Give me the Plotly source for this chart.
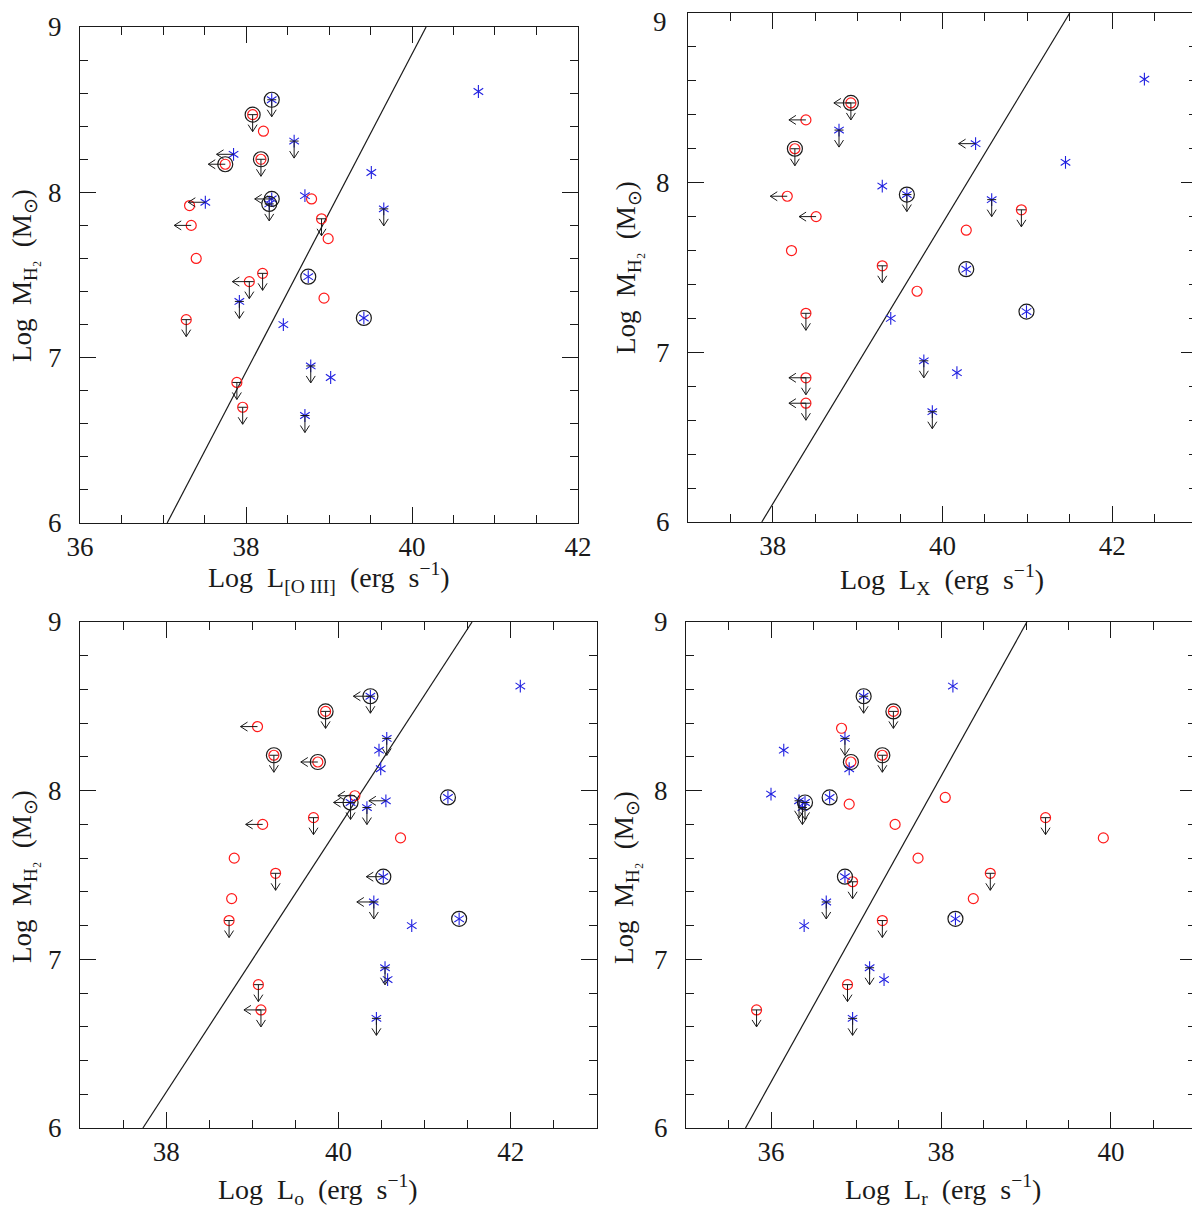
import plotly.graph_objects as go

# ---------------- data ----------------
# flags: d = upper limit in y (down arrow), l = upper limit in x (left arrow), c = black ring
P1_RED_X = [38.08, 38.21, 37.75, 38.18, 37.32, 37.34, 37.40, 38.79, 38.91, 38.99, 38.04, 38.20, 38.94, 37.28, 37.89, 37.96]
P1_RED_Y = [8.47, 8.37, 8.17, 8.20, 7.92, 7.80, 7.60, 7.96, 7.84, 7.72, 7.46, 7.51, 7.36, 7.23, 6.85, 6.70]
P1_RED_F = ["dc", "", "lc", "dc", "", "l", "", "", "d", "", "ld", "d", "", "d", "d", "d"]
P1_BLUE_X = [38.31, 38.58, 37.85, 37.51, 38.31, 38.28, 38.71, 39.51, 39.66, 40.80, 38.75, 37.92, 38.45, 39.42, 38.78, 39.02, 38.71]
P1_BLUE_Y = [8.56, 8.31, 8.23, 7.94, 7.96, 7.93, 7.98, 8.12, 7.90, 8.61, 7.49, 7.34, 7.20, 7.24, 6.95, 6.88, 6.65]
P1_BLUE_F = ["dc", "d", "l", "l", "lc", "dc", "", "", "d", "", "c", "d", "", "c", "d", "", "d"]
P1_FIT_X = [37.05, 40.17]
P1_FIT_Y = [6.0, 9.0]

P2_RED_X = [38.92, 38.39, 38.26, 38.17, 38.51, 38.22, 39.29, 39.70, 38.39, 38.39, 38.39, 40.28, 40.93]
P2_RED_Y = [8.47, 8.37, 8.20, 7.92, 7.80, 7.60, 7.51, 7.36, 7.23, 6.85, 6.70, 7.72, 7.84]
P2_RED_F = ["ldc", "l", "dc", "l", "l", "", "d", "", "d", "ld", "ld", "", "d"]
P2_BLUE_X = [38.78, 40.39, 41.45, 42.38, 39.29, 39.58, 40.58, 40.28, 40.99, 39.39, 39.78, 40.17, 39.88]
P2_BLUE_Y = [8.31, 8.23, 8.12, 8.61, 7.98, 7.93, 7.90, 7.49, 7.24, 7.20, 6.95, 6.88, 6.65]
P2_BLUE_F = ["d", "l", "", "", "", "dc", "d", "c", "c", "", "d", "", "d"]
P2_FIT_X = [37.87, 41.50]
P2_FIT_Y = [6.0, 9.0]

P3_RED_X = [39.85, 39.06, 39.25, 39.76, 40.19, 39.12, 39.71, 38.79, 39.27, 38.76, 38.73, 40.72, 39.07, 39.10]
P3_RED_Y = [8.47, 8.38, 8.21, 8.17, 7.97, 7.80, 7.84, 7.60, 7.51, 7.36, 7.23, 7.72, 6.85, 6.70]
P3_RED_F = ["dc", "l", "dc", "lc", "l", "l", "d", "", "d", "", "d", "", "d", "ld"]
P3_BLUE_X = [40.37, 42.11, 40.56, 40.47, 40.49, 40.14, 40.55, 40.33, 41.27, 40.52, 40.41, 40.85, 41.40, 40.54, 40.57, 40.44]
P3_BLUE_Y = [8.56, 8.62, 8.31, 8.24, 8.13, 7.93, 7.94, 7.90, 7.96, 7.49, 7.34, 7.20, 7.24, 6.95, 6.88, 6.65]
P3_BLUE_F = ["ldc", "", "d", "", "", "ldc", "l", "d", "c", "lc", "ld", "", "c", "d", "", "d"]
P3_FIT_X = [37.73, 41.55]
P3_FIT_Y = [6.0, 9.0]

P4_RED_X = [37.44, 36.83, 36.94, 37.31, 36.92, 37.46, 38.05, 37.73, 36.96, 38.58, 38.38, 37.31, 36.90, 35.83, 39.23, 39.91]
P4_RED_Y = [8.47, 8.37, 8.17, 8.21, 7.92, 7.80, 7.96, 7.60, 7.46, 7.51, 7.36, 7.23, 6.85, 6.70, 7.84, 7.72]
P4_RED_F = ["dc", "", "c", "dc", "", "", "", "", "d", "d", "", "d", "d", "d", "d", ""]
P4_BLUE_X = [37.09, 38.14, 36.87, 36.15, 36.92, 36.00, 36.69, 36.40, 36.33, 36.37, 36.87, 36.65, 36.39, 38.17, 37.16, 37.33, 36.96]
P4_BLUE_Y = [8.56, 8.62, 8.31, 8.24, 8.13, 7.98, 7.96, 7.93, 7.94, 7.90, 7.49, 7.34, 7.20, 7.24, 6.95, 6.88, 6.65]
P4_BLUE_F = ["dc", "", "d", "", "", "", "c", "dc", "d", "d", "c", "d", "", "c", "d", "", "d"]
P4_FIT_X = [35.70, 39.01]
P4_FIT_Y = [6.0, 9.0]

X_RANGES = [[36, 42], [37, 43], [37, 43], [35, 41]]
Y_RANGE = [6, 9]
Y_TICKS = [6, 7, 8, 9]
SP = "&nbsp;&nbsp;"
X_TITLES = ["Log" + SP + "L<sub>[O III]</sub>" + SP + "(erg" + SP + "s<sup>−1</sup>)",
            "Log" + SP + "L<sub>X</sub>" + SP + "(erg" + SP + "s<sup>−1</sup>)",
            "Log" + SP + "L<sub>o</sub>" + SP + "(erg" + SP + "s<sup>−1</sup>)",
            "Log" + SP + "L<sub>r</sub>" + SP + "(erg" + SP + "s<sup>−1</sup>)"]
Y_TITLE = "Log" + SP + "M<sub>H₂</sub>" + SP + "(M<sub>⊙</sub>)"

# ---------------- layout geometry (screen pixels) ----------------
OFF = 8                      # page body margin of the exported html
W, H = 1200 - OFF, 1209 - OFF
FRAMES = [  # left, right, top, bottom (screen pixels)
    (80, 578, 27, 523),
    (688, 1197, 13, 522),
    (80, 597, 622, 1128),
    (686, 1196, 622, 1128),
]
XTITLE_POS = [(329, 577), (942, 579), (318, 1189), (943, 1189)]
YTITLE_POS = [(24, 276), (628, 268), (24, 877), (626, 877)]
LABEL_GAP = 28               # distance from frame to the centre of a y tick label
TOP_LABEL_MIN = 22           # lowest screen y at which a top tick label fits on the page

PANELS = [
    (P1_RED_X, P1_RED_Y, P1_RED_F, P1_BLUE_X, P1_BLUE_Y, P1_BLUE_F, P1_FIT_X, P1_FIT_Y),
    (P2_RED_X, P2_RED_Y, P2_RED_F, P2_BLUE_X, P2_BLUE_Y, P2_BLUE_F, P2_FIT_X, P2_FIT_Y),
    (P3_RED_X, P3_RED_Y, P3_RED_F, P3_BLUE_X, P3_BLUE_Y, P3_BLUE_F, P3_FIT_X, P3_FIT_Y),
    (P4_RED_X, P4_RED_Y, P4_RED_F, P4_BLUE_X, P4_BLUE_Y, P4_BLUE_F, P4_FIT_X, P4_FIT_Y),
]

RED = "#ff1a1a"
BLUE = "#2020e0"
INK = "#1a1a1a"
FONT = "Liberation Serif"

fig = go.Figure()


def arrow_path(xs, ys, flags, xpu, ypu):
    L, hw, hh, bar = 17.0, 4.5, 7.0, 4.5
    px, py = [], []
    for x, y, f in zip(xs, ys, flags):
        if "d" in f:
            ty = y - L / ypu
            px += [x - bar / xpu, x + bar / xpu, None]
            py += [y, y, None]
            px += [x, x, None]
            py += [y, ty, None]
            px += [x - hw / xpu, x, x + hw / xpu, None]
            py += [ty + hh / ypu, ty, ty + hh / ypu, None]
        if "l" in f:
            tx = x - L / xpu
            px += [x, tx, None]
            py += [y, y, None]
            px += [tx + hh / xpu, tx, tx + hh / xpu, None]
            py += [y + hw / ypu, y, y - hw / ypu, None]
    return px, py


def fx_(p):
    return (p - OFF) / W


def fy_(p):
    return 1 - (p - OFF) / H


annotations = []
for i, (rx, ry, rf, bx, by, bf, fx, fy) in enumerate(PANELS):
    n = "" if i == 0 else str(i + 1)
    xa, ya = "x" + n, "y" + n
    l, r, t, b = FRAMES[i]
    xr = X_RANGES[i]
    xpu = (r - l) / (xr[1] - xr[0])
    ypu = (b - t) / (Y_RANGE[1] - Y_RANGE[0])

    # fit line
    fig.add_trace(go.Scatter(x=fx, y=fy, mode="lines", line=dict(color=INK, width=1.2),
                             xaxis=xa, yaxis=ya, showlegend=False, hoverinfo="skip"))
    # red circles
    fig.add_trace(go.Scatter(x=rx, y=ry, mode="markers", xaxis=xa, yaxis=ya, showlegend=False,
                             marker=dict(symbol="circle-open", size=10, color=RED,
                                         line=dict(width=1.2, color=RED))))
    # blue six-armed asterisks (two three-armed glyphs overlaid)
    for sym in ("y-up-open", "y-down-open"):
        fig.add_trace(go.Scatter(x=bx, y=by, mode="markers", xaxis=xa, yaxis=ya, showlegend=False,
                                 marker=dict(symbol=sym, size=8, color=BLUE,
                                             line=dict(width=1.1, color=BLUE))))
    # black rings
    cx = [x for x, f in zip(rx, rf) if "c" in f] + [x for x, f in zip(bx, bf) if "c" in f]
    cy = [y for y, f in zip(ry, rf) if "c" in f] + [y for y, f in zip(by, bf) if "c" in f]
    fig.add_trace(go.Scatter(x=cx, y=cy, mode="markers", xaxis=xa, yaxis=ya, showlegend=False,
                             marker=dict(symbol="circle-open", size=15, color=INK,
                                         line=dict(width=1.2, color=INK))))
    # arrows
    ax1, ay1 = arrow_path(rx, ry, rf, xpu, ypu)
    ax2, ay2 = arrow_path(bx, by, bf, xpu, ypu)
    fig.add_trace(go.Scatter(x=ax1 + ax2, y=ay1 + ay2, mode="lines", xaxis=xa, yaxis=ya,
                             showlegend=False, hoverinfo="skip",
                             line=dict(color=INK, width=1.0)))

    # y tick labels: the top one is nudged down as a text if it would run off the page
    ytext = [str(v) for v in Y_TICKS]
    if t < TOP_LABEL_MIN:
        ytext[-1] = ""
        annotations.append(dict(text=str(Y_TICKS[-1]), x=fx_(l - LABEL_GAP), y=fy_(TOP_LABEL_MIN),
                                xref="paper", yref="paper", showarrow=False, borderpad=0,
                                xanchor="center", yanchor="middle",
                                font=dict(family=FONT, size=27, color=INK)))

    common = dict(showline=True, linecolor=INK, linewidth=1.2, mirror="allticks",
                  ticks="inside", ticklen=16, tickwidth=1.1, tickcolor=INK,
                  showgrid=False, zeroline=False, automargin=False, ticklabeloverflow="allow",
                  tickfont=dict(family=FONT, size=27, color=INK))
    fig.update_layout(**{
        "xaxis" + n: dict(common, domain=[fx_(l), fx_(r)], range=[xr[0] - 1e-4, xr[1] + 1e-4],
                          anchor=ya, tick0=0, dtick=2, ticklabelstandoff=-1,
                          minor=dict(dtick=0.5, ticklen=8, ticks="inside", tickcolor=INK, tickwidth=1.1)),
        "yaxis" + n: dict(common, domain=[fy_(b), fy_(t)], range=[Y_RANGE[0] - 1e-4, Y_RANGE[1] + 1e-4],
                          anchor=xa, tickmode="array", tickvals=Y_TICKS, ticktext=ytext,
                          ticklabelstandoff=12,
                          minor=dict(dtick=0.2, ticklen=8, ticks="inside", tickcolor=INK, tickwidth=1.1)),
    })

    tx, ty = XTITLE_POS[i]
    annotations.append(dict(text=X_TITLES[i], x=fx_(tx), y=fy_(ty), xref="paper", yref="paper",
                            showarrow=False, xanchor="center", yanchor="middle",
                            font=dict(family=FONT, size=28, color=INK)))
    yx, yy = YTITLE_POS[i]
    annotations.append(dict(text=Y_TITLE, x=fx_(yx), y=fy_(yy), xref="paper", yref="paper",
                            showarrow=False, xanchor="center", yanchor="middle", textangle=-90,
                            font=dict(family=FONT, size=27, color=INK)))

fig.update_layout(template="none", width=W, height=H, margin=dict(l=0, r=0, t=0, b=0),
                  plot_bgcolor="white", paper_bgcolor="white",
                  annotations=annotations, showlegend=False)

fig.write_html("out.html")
◇ ◇ ◇ ◇ ◇
Leave out the pictures. Transcribe only the lines above, from the first through the one that contains "P1_FIT_Y = [6.0, 9.0]".

Give me the Plotly source for this chart.
import plotly.graph_objects as go

# ---------------- data ----------------
# flags: d = upper limit in y (down arrow), l = upper limit in x (left arrow), c = black ring
P1_RED_X = [38.08, 38.21, 37.75, 38.18, 37.32, 37.34, 37.40, 38.79, 38.91, 38.99, 38.04, 38.20, 38.94, 37.28, 37.89, 37.96]
P1_RED_Y = [8.47, 8.37, 8.17, 8.20, 7.92, 7.80, 7.60, 7.96, 7.84, 7.72, 7.46, 7.51, 7.36, 7.23, 6.85, 6.70]
P1_RED_F = ["dc", "", "lc", "dc", "", "l", "", "", "d", "", "ld", "d", "", "d", "d", "d"]
P1_BLUE_X = [38.31, 38.58, 37.85, 37.51, 38.31, 38.28, 38.71, 39.51, 39.66, 40.80, 38.75, 37.92, 38.45, 39.42, 38.78, 39.02, 38.71]
P1_BLUE_Y = [8.56, 8.31, 8.23, 7.94, 7.96, 7.93, 7.98, 8.12, 7.90, 8.61, 7.49, 7.34, 7.20, 7.24, 6.95, 6.88, 6.65]
P1_BLUE_F = ["dc", "d", "l", "l", "lc", "dc", "", "", "d", "", "c", "d", "", "c", "d", "", "d"]
P1_FIT_X = [37.05, 40.17]
P1_FIT_Y = [6.0, 9.0]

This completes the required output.